Even if some of the allegations took place 70 years back, “it made me so angry at the institution,” she said.

“The first phrase that comes to me this summer is that it’s been one of spiritual exhaustion,” said Gehring. “It’s just now completely taking over the narrative of what it means to be a Catholic right now.”

In conversations with family and friends, “the temperature is set at boiling,” Gehring said.

“We’re really at a breaking point and are not going to be satisfied unless there’s a change,” he said. “For too long we’ve had church leaders operating as if they were above the law. That mentality has to end.”

In a place where the people in the pews are no strangers to grabbing a placard and protesting in front of the White House or outside the U.S. Capitol or testifying before Congress, there’s a sense that the laity have to be the ones that drive the change of an institution whose recently revealed sins and crimes are viewed as the result of its hierarchical structure.

“I still have hope,” said Gehring.  “If not, I would have left the church years ago.”

Those who are still willing to remain in the pews, like Gehring and Reyes, say they need to see the hierarchy’s willingness to change, to move away from a top-down structure that allowed an environment of abuse of power and secrecy to fester and one that resulted in the abuse of human beings.
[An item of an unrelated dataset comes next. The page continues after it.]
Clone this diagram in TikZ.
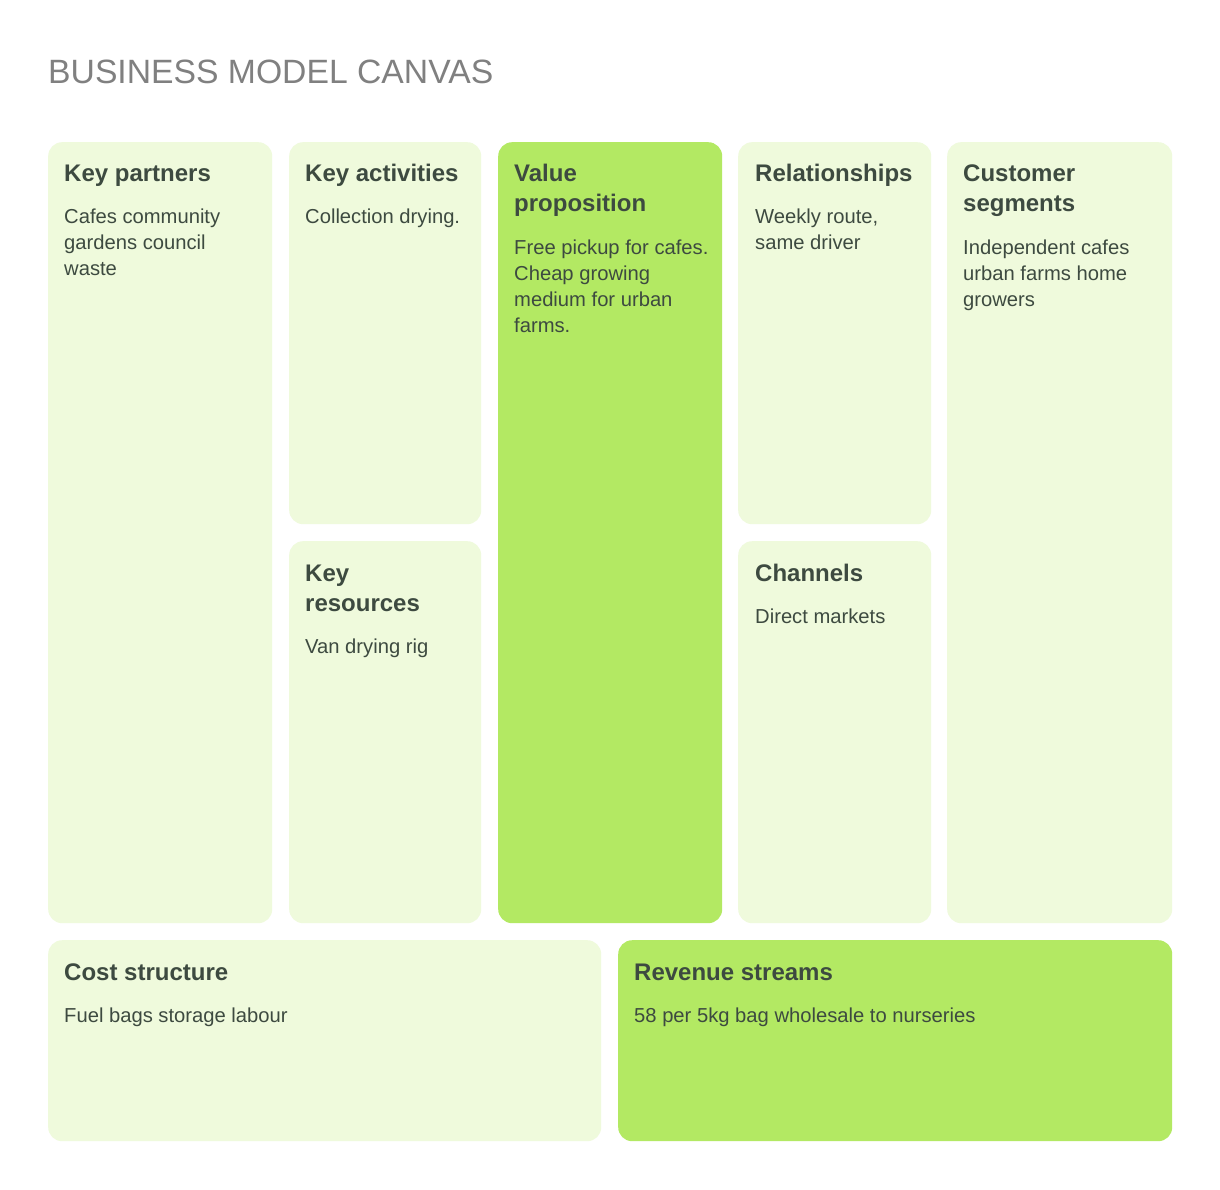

It’s important to talk about how things are going to change, and that can begin as early as this fall when the country’s bishops meet in Baltimore in November and they can signal change by not having closed meetings, Gehring said.

“We need to put everything on the table and let in light,” he said. “This has been a difficult summer, one that has made a lot of Catholics do deep thinking and discernment about ‘what is this church I’ve been a part of for so long?'”

But it’s also made some reaffirm the beliefs at the center of it all.

“My faith is still strong,” Gehring said. “But I have lost a lot of trust in those leading (the church).”